Perú: un diseño institucional fallido
Por una casualidad inesperada, la semana pasada me encontraba en Lima viviendo en directo todos los acontecimientos del derrocamiento de Pedro Castillo. Los momentos críticos suelen ser las mejores oportunidades para comprender una sociedad y, sobre todo, visualizar las grietas de su sistema político, así como los problemas institucionales de una arquitectura democrática que provoca una serie de crisis permanentes.
A mi retorno, la pregunta recurrente es ¿qué está pasando en Perú? Pregunta compleja que refiere a una historia que tiene como antecedente seis presidentes en los últimos seis años. La inestabilidad del vecino país está acompañada por una serie de denuncias de corrupción que concluye con la mayoría de sus exmandatarios condenados a prisión. En el caso de Castillo, en tan solo 14 meses de gobierno, fue objeto de seis investigaciones por corrupción y tráfico de influencias. Y, desde octubre, la Justicia interpuso un recurso acusándolo del delito de organización criminal de corrupción.
A esta lucha judicial, Castillo debe sumar su confrontación con el Congreso que despliega una serie de acciones para bloquear al Gobierno; la principal desplegada con la sucesión de mociones de “vacancia presidencial por permanente incapacidad moral”, una figura constitucional particular de Perú que, debiendo ser excepcional, se utiliza con demasiada frecuencia para derrocar presidentes.
A esta batalla permanente, Castillo suma una incapacidad de gestión de su propia coalición. Con un total de 70 ministros en solo un año y dos meses, no solo agrava la inestabilidad política, sino que afecta de manera severa la capacidad de cumplir su oferta electoral, desgastando la confianza popular. La guerra a la que estuvo sometido el gobierno de Castillo es en parte atribuible a un resultado electoral altamente polarizado. La narrativa contra Castillo en campaña y durante su gobierno está marcada por discursos clasistas y racistas, liderados por las élites de Lima.
Así, el miércoles 7 de diciembre, en Perú se desata una crisis democrática que se resuelve en menos de tres horas. Castillo da un mensaje a la nación en el cual anuncia la disolución temporal del Congreso de la República y un gobierno de excepción. Luego del mensaje, se suceden renuncias de la mayoría de su gabinete y del Comandante General del Ejército. Un par de horas después, el Congreso vota la moción de vacancia contra Castillo y juramenta a Dina Boluarte (vicepresidenta en ejercicio) como presidenta.
La gran interrogante es ¿por qué Pedro Castillo hace un intento de golpe de Estado sin respaldo alguno?
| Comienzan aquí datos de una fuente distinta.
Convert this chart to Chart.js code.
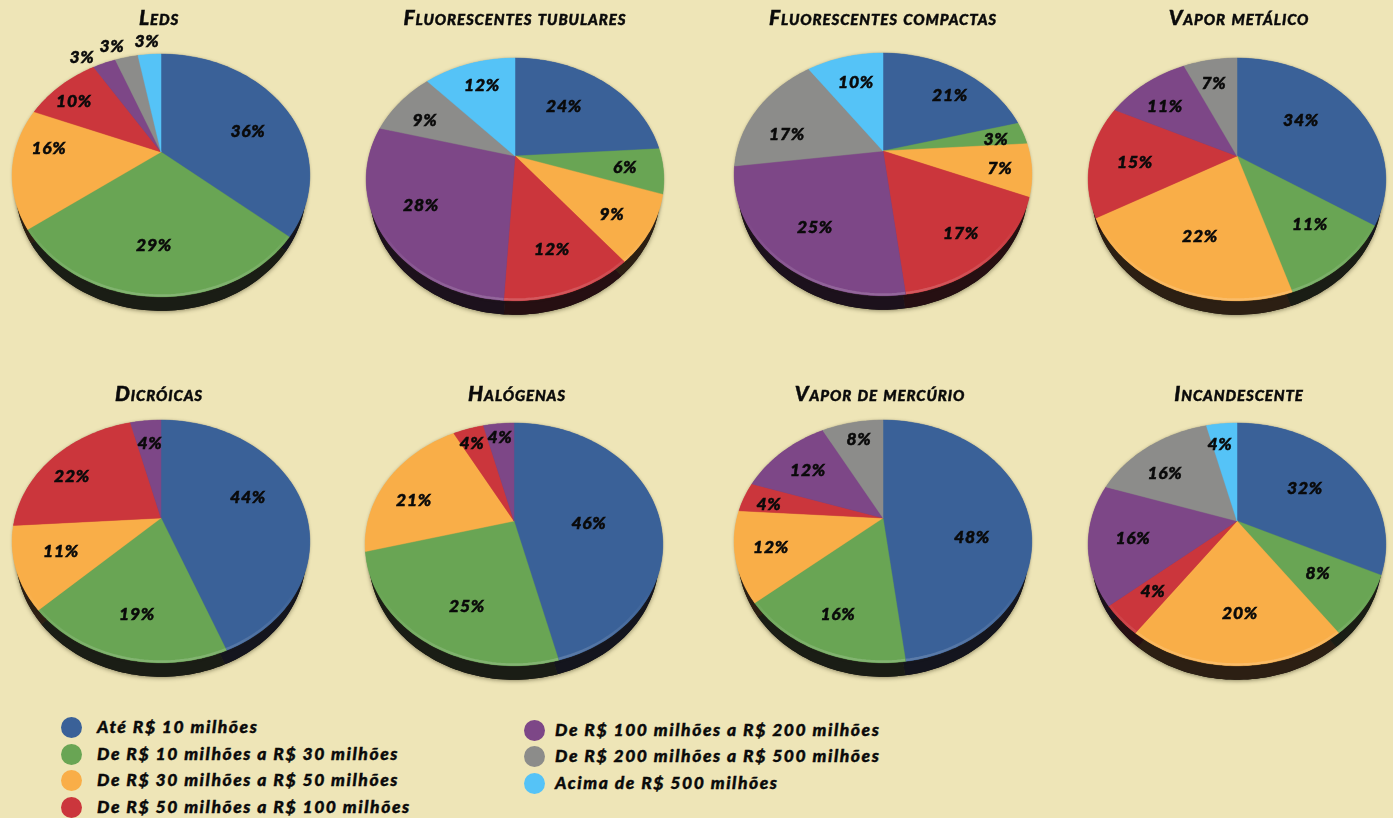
<!DOCTYPE html>
<html><head><meta charset="utf-8">
<style>
html,body{margin:0;padding:0;width:1393px;height:818px;overflow:hidden;background:#EEE5B7;font-family:Lato,sans-serif;color:#0a0a0a}
canvas{position:absolute;filter:blur(.4px)}
.t{position:absolute;transform:translateX(-50%);white-space:nowrap;font:italic 900 21px/22px Lato;font-variant:small-caps;letter-spacing:.9px;-webkit-text-stroke:.45px #0a0a0a;z-index:3}
.l{position:absolute;white-space:nowrap;font:italic 900 17.5px/20px Lato;letter-spacing:1.55px;-webkit-text-stroke:.4px #0a0a0a;z-index:3}
.d{position:absolute;width:21px;height:21px;border-radius:50%}
</style>
<script src="https://cdn.jsdelivr.net/npm/chart.js@4"></script>
</head><body>
<script>
const categories=["Até R$ 10 milhões","De R$ 10 milhões a R$ 30 milhões","De R$ 30 milhões a R$ 50 milhões","De R$ 50 milhões a R$ 100 milhões","De R$ 100 milhões a R$ 200 milhões","De R$ 200 milhões a R$ 500 milhões","Acima de R$ 500 milhões"];
const colors=["#3A6198","#69A554","#F9AE48","#CB363C","#7D4787","#8C8C8A","#55C3F7"];
const titles=["Leds","Fluorescentes tubulares","Fluorescentes compactas","Vapor metálico","Dicróicas","Halógenas","Vapor de mercúrio","Incandescente"];
const leds=[36,29,16,10,3,3,3];
const tubulares=[24,6,9,12,28,9,12];
const compactas=[21,3,7,17,25,17,10];
const vaporMetalico=[34,11,22,15,11,7,0];
const dicroicas=[44,19,11,22,4,0,0];
const halogenas=[46,25,21,4,4,0,0];
const vaporMercurio=[48,16,12,4,12,8,0];
const incandescente=[32,8,20,4,16,16,4];
const series=[leds,tubulares,compactas,vaporMetalico,dicroicas,halogenas,vaporMercurio,incandescente];

// layout: pie hub position, title centre, label offsets from the hub
const hubs=[[161,152],[515,156],[883,151],[1237,156],[161,518],[514,521],[883,518],[1237,521]];
const titlePos=[[159,6],[515,6],[883,6],[1239,6],[159,382],[517,382],[880,382],[1239,382]];
const labelOffsets=[
 [[87,-21],[-7,93],[-112,-4],[-87,-51],[-79,-95],[-49,-106],[-14,-111]],
 [[49,-50],[110,11],[97,58],[37,93],[-94,49],[-90,-36],[-33,-71]],
 [[67,-56],[113,-12],[117,17],[78,82],[-68,76],[-96,-17],[-27,-69]],
 [[64,-36],[73,68],[-37,80],[-102,6],[-72,-50],[-23,-73]],
 [[87,-21],[-24,96],[-100,33],[-89,-42],[-11,-75]],
 [[75,2],[-47,85],[-100,-21],[-42,-78],[-14,-84]],
 [[89,19],[-45,96],[-112,29],[-114,-14],[-75,-48],[-24,-79]],
 [[68,-33],[81,52],[3,92],[-84,70],[-104,17],[-72,-48],[-17,-77]]
];
const SIZE=340, PAD=24, K=0.193, SQUASH=0.8, DEPTH=14, SHRINK=0.975;

function project(el,theta,rho){ // theta clockwise from the top
  const u=Math.sin(theta)*rho, v=-Math.cos(theta)*rho, w=1-K*v, r=el.outerRadius;
  return [el.x+r*u/w, el.y+r*SQUASH*v/w];
}
function wedge(ctx,el,dy,xs){
  const a=el.startAngle+Math.PI/2,b=el.endAngle+Math.PI/2,n=Math.max(2,Math.ceil((b-a)*40));
  ctx.beginPath();ctx.moveTo(el.x,el.y+dy);
  for(let i=0;i<=n;i++){const p=project(el,a+(b-a)*i/n,1);ctx.lineTo(el.x+(p[0]-el.x)*xs,p[1]+dy);}
  ctx.closePath();
}
function rim(ctx,el){
  const a=el.startAngle+Math.PI/2,b=el.endAngle+Math.PI/2,n=Math.max(2,Math.ceil((b-a)*40));
  ctx.beginPath();
  for(let i=0;i<=n;i++){const p=project(el,a+(b-a)*i/n,1);i?ctx.lineTo(p[0],p[1]):ctx.moveTo(p[0],p[1]);}
}
function mix(hex,f){const n=parseInt(hex.slice(1),16);return `rgb(${(n>>16)*f+12},${((n>>8)&255)*f+8},${(n&255)*f+10})`;}
const perspectivePie={
  id:'perspectivePie',
  beforeDatasetsDraw(chart){
    const ctx=chart.ctx,els=chart.getDatasetMeta(0).data;
    const cols=chart.data.datasets[0].backgroundColor;
    ctx.save();
    ctx.shadowColor='rgba(40,35,10,.5)';ctx.shadowBlur=4;ctx.shadowOffsetY=1;
    els.forEach((el,i)=>{if(el.circumference>0){wedge(ctx,el,DEPTH,SHRINK);ctx.fillStyle='#14110f';ctx.fill();}});
    ctx.shadowColor='transparent';ctx.shadowBlur=0;ctx.shadowOffsetY=0;
    els.forEach((el,i)=>{if(el.circumference>0){wedge(ctx,el,DEPTH,SHRINK);ctx.fillStyle=mix(cols[i],.13);ctx.fill();}});
    ctx.shadowColor='rgba(60,55,30,.35)';ctx.shadowBlur=3;
    els.forEach((el,i)=>{if(el.circumference>0){wedge(ctx,el,0,1);ctx.fillStyle=cols[i];ctx.fill();}});
    ctx.shadowColor='transparent';ctx.shadowBlur=0;
    els.forEach((el,i)=>{
      if(el.circumference<=0)return;
      wedge(ctx,el,0,1);ctx.fillStyle=cols[i];ctx.fill();ctx.strokeStyle=cols[i];ctx.lineWidth=.5;ctx.stroke();
      ctx.save();wedge(ctx,el,0,1);ctx.clip();
      const g=ctx.createLinearGradient(0,el.y+70,0,el.y+el.outerRadius);
      g.addColorStop(0,'rgba(255,255,255,0)');g.addColorStop(1,'rgba(255,255,255,.18)');
      rim(ctx,el);ctx.strokeStyle=g;ctx.lineWidth=5;ctx.stroke();
      ctx.restore();
    });
    ctx.restore();
    return false;
  },
  afterDraw(chart){
    const ctx=chart.ctx,meta=chart.getDatasetMeta(0),vals=chart.data.datasets[0].data,off=chart.options.plugins.perspectivePie.offsets;
    ctx.save();ctx.font='italic 900 17.5px Lato';ctx.letterSpacing='.7px';ctx.fillStyle='#0a0a0a';ctx.strokeStyle='#0a0a0a';ctx.lineWidth=.5;ctx.textAlign='center';ctx.textBaseline='middle';
    let j=0;
    vals.forEach((v,i)=>{if(!v)return;const el=meta.data[i],o=off[j++];ctx.fillText(v+'%',el.x+o[0],el.y+o[1]);ctx.strokeText(v+'%',el.x+o[0],el.y+o[1]);});
    ctx.restore();
  }
};
series.forEach((vals,i)=>{
  const c=document.createElement('canvas');
  c.width=SIZE;c.height=SIZE;
  c.style.cssText=`left:${hubs[i][0]-SIZE/2}px;top:${hubs[i][1]-SIZE/2}px;width:${SIZE}px;height:${SIZE}px`;
  document.body.appendChild(c);
  new Chart(c,{type:'pie',
    data:{labels:categories,datasets:[{data:vals,backgroundColor:colors,borderWidth:0}]},
    options:{responsive:false,animation:false,layout:{padding:PAD},events:[],
      plugins:{legend:{display:false},tooltip:{enabled:false},perspectivePie:{offsets:labelOffsets[i]}}},
    plugins:[perspectivePie]});
  const t=document.createElement('div');t.className='t';t.textContent=titles[i];
  t.style.left=titlePos[i][0]+'px';t.style.top=titlePos[i][1]+'px';document.body.appendChild(t);
});
// legend
const legendRows=[[71,97,727],[71,97,754],[71,97,780],[71,97,807],[534,555,730],[534,555,756],[534,555,783]];
categories.forEach((name,i)=>{
  const [cx,tx,y]=legendRows[i];
  const d=document.createElement('div');d.className='d';d.style.cssText=`left:${cx-10.5}px;top:${y-10.5}px;background:${colors[i]}`;document.body.appendChild(d);
  const l=document.createElement('div');l.className='l';l.textContent=name;l.style.left=tx+'px';l.style.top=(y-10)+'px';document.body.appendChild(l);
});
</script>
</body></html>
Llama la atención que Castillo haya tomado una medida tan extrema sin respaldo político (sin acuerdo con su gabinete, su bancada parlamentaria, sus aliados políticos originales); militar, (no contaba con apoyo de las Fuerzas Armadas ni la Policía); ni social, puesto que, si bien había tenido una reciente subida en las encuestas, no contaba con un movimiento social organizado que acompañara esta acción. Aparentemente la apuesta estaba en la movilización potencial del fuerte rechazo de la población al Congreso (85% de desaprobación), a través del posicionamiento de la narrativa de la “dictadura congresal”.
Nos queda claro que la nueva presidenta (y primera mujer en el cargo) tampoco tendrá un camino expedito. Hoy enfrenta la disputa por la composición del gabinete de ministros, sin partido político ni bancada parlamentaria que la respalde. La ahora Presidenta deberá enfrentar la decisión de una gobernabilidad de “pacto” con el Congreso actual, desplegando algunas políticas sociales para preservar su popularidad y así poder llegar hasta el final de periodo, o una apuesta de reforma política más profunda, con convocatoria de nuevas elecciones que la acercaría a la demanda popular, pero sería una clara confrontación con la clase política actual.
Lourdes Montero es cientista social.